3. The Descriptive Test
Do not wait until you clear Prelims to start practicing typing. The descriptive test (Letter and Essay writing) happens on the same day as Mains. Read up on socio-economic topics (e.g., Digital India, Banking Privatization, Cryptocurrencies) and practice typing 250-word essays within 20 minutes.
4. Phase 3: Psychometric Test and Group Exercise (GE)
SBI PO is unique because it includes a Psychometric Test and a Group Exercise before the Personal Interview.
- Group Exercise: This is a group discussion where your leadership, listening skills, and ability to steer a conversation logically are tested. Do not be aggressive. The panel looks for consensus builders, not debaters.
- Interview: Be prepared for deep situational questions. "What will you do if a customer creates a scene in your branch?" They test your temperament under stress.
Updated SBI PO preparation roadmap
Students should treat SBI PO as a three-phase recruitment process: Prelims for speed, Mains for depth, and Phase III for personality and bank-readiness. A common mistake candidates make is preparing only from old pattern mocks. SBI is known for changing question formats, so preparation must be concept-led rather than template-led.

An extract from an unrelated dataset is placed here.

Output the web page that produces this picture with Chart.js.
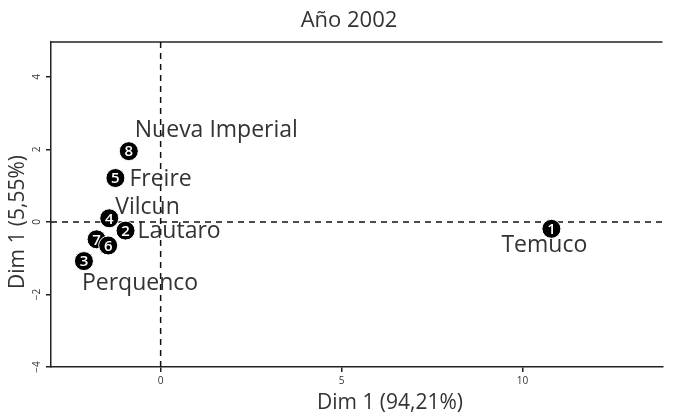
<!DOCTYPE html>
<html>
<head>
<meta charset="utf-8">
<script src="https://cdn.jsdelivr.net/npm/chart.js@4.4.1/dist/chart.umd.min.js"></script>
<style>
  html, body { margin: 0; padding: 0; background: #fff; }
  #wrap { width: 673px; height: 416px; }
</style>
</head>
<body>
<div id="wrap"><canvas id="pcaChart" width="673" height="416"></canvas></div>
<script>
// point ids and names (empty name = no label in the figure)
const ids = ['1', '2', '3', '4', '5', '7', '6', '8'];
const towns = ['Temuco', 'Lautaro', 'Perquenco', 'Vilcun', 'Freire', '', '', 'Nueva Imperial'];
const dim1 = [10.8, -0.97, -2.12, -1.42, -1.25, -1.77, -1.45, -0.88];
const dim2 = [-0.19, -0.24, -1.08, 0.10, 1.21, -0.48, -0.65, 1.95];
const xTicks = [0, 5, 10];
const yTicks = [-4, -2, 0, 2, 4];

// where each name sits relative to its point (px)
const labelOffsets = {
    'Temuco': [-50, 17],
    'Lautaro': [12, 1],
    'Perquenco': [-2, 22],
    'Vilcun': [6, -11],
    'Freire': [14, 1],
    'Nueva Imperial': [6, -21]
};

const FONT = '"Open Sans", "Noto Sans", sans-serif';
const TXT = '#333';

const decorPlugin = {
    id: 'decor',
    beforeDatasetsDraw(chart) {
        const { ctx, chartArea: a, scales: { x, y } } = chart;
        ctx.save();
        // top frame line
        ctx.strokeStyle = '#222';
        ctx.lineWidth = 1.5;
        ctx.beginPath();
        ctx.moveTo(a.left, a.top);
        ctx.lineTo(a.right, a.top);
        ctx.stroke();
        // dashed zero lines
        ctx.setLineDash([6, 5]);
        ctx.lineWidth = 1.5;
        ctx.strokeStyle = '#111';
        const x0 = x.getPixelForValue(0), y0 = y.getPixelForValue(0);
        ctx.beginPath();
        ctx.moveTo(x0, a.top);
        ctx.lineTo(x0, a.bottom);
        ctx.moveTo(a.left, y0);
        ctx.lineTo(a.right, y0);
        ctx.stroke();
        ctx.restore();
    },
    afterDatasetsDraw(chart) {
        const { ctx, scales: { y } } = chart;
        const pts = chart.getDatasetMeta(0).data;
        ctx.save();
        // numbers inside the points
        ctx.fillStyle = '#fff';
        ctx.font = '600 15px ' + FONT;
        ctx.textAlign = 'center';
        ctx.textBaseline = 'middle';
        pts.forEach((p, i) => ctx.fillText(ids[i], p.x, p.y + 1));
        // town names
        ctx.fillStyle = TXT;
        ctx.font = '23px ' + FONT;
        ctx.textAlign = 'left';
        pts.forEach((p, i) => {
            const name = towns[i];
            if (!name) return;
            const off = labelOffsets[name];
            ctx.fillText(name, p.x + off[0], p.y + off[1]);
        });
        // rotated y tick labels
        ctx.font = '10px ' + FONT;
        ctx.textAlign = 'center';
        yTicks.forEach(v => {
            const py = y.getPixelForValue(v);
            ctx.save();
            ctx.translate(37, py);
            ctx.rotate(-Math.PI / 2);
            ctx.fillText(String(v).replace('-', '\u2212'), 0, 0);
            ctx.restore();
        });
        // titles
        ctx.font = '22px ' + FONT;
        ctx.fillText('A\u00f1o 2002', 349, 21);
        ctx.font = '21px ' + FONT;
        ctx.fillText('Dim 1 (94,21%)', 390, 403);
        ctx.save();
        ctx.translate(18, 222);
        ctx.rotate(-Math.PI / 2);
        ctx.fillText('Dim 1 (5,55%)', 0, 0);
        ctx.restore();
        ctx.restore();
    }
};

new Chart(document.getElementById('pcaChart').getContext('2d'), {
    type: 'scatter',
    data: {
        datasets: [{
            data: dim1.map((v, i) => ({ x: v, y: dim2[i] })),
            pointRadius: 9.5,
            pointHoverRadius: 9.5,
            backgroundColor: '#000',
            borderColor: '#fff',
            borderWidth: 1
        }]
    },
    options: {
        responsive: false,
        animation: false,
        events: [],
        layout: { padding: { top: 42, right: 0, left: 0, bottom: 0 } },
        plugins: { legend: { display: false }, tooltip: { enabled: false }, title: { display: false } },
        scales: {
            x: {
                type: 'linear',
                min: -3.03,
                max: 13.87,
                afterBuildTicks: s => { s.ticks = xTicks.map(v => ({ value: v })); },
                afterFit: s => { s.height = 49; },
                grid: { drawOnChartArea: false, drawTicks: true, tickLength: 5, color: '#222', lineWidth: 1.5 },
                border: { display: true, color: '#222', width: 1.5 },
                ticks: { color: TXT, font: { size: 10, family: FONT }, padding: 3, maxRotation: 0 }
            },
            y: {
                type: 'linear',
                min: -4.0,
                max: 4.96,
                afterBuildTicks: s => { s.ticks = yTicks.map(v => ({ value: v })); },
                afterFit: s => { s.width = 51; },
                grid: { drawOnChartArea: false, drawTicks: true, tickLength: 5, color: '#222', lineWidth: 1.5 },
                border: { display: true, color: '#222', width: 1.5 },
                ticks: { color: 'rgba(0,0,0,0)', font: { size: 9 } }
            }
        }
    },
    plugins: [decorPlugin]
});
</script>
</body>
</html>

| Phase | Main Demand | Preparation Focus |
|---|---|---|
| Prelims | Speed and safe attempts | Sectional mocks, simplification, puzzles, RC |
| Mains | Analytical depth | DI caselets, new puzzle formats, GA, communication skills |
| Phase III | Personality and judgement | Psychometric readiness, group exercise, interview practice |
How to prepare for SBI PO Mains surprises
Most aspirants underestimate SBI's ability to test the same concept in a new format. To prepare, solve unfamiliar puzzles without panic. Read instructions slowly, identify variables, draw a clean table and look for fixed clues. In DI, do not jump into calculations before understanding the story. Many SBI Mains sets combine percentages, ratios, averages and logical conditions in one caselet.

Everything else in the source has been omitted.